[Start]

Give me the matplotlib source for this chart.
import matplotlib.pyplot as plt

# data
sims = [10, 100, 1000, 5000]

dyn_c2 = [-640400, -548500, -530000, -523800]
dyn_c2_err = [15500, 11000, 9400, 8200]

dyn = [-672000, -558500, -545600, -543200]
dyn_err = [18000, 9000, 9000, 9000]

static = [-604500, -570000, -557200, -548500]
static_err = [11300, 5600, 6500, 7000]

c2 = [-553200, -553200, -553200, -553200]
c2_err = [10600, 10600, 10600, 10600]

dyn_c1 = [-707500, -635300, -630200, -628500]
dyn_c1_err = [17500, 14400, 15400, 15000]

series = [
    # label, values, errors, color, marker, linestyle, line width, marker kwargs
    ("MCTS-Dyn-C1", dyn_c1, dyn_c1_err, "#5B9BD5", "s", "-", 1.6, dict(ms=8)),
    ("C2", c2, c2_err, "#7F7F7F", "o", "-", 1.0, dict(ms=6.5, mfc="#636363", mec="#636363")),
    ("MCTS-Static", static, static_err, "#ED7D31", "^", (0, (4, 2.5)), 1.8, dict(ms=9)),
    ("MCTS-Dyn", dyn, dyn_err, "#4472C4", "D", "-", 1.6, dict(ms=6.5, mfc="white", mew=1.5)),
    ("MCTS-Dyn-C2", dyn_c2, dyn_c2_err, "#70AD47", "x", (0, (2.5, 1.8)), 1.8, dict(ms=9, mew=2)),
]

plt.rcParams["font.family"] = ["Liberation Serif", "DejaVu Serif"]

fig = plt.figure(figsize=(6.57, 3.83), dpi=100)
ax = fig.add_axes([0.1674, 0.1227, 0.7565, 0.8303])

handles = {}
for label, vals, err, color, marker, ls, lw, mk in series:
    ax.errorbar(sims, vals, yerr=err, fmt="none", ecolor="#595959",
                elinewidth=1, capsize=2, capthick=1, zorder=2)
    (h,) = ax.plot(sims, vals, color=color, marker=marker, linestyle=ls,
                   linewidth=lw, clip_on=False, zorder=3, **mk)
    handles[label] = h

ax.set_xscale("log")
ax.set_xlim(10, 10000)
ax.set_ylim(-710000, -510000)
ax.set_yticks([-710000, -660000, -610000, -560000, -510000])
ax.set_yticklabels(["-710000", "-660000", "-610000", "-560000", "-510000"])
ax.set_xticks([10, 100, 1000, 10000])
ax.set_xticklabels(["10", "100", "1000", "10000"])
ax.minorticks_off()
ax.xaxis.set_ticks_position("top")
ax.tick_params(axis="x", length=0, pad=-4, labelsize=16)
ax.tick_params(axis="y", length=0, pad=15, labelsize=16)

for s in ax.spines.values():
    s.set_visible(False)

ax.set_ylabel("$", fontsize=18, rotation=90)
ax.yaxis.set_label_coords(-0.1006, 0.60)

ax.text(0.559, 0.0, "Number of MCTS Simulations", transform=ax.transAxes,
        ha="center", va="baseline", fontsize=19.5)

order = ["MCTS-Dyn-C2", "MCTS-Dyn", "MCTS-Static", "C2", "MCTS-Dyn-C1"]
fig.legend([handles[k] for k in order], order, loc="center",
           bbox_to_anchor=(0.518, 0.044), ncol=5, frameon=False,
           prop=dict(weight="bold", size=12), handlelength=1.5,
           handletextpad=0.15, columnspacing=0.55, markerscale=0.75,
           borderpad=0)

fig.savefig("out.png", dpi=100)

[End]
[Start]

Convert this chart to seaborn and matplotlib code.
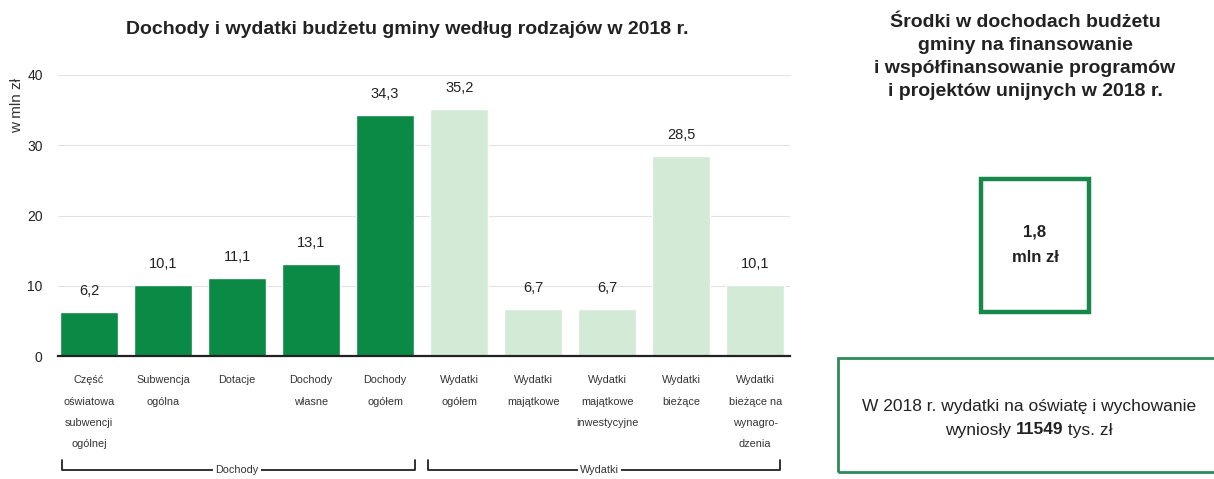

[End]
[Start]

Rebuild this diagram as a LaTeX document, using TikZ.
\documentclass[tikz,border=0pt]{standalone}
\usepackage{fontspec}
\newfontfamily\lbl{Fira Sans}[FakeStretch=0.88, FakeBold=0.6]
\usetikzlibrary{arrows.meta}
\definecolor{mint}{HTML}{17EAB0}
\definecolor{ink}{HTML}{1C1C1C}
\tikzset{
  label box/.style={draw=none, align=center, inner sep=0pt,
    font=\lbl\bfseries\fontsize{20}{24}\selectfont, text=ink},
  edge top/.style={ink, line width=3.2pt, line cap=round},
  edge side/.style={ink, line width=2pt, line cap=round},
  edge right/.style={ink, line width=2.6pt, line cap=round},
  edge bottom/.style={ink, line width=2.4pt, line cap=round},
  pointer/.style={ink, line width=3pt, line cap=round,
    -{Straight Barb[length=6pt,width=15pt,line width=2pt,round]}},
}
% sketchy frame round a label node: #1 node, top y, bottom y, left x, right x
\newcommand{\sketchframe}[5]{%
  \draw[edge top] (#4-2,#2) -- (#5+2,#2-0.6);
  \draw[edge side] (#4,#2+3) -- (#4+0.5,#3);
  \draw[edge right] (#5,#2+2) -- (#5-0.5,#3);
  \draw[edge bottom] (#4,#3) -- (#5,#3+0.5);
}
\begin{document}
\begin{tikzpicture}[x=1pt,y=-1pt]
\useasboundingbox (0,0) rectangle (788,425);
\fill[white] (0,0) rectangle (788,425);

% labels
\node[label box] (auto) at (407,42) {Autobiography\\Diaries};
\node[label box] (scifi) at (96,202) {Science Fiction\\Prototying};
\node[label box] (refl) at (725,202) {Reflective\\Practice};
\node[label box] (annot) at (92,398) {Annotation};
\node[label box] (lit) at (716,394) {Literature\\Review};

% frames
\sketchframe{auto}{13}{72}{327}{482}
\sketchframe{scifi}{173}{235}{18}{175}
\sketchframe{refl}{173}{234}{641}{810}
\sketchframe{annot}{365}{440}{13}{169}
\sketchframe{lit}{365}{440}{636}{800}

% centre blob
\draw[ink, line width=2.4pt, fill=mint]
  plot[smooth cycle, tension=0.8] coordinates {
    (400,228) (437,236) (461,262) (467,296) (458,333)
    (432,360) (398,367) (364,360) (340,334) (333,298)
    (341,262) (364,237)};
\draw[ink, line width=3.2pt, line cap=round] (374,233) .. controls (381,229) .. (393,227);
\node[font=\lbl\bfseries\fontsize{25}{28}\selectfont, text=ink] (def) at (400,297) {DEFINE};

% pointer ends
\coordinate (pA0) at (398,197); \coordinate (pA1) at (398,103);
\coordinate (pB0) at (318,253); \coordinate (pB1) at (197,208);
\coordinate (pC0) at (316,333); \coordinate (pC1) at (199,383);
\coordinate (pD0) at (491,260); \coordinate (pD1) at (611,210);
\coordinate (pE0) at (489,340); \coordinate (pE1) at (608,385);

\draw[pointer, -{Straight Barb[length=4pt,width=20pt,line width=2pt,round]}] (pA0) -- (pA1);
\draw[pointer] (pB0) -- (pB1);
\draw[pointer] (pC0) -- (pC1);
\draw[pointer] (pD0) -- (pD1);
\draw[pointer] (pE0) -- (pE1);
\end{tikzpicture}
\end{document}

[End]

> _TASK TO CARRY OUT_
Tally up the lines in the preceding listing that contain the string "matplotlib". Respond with the number and nothing else.

> _OUTPUT_
3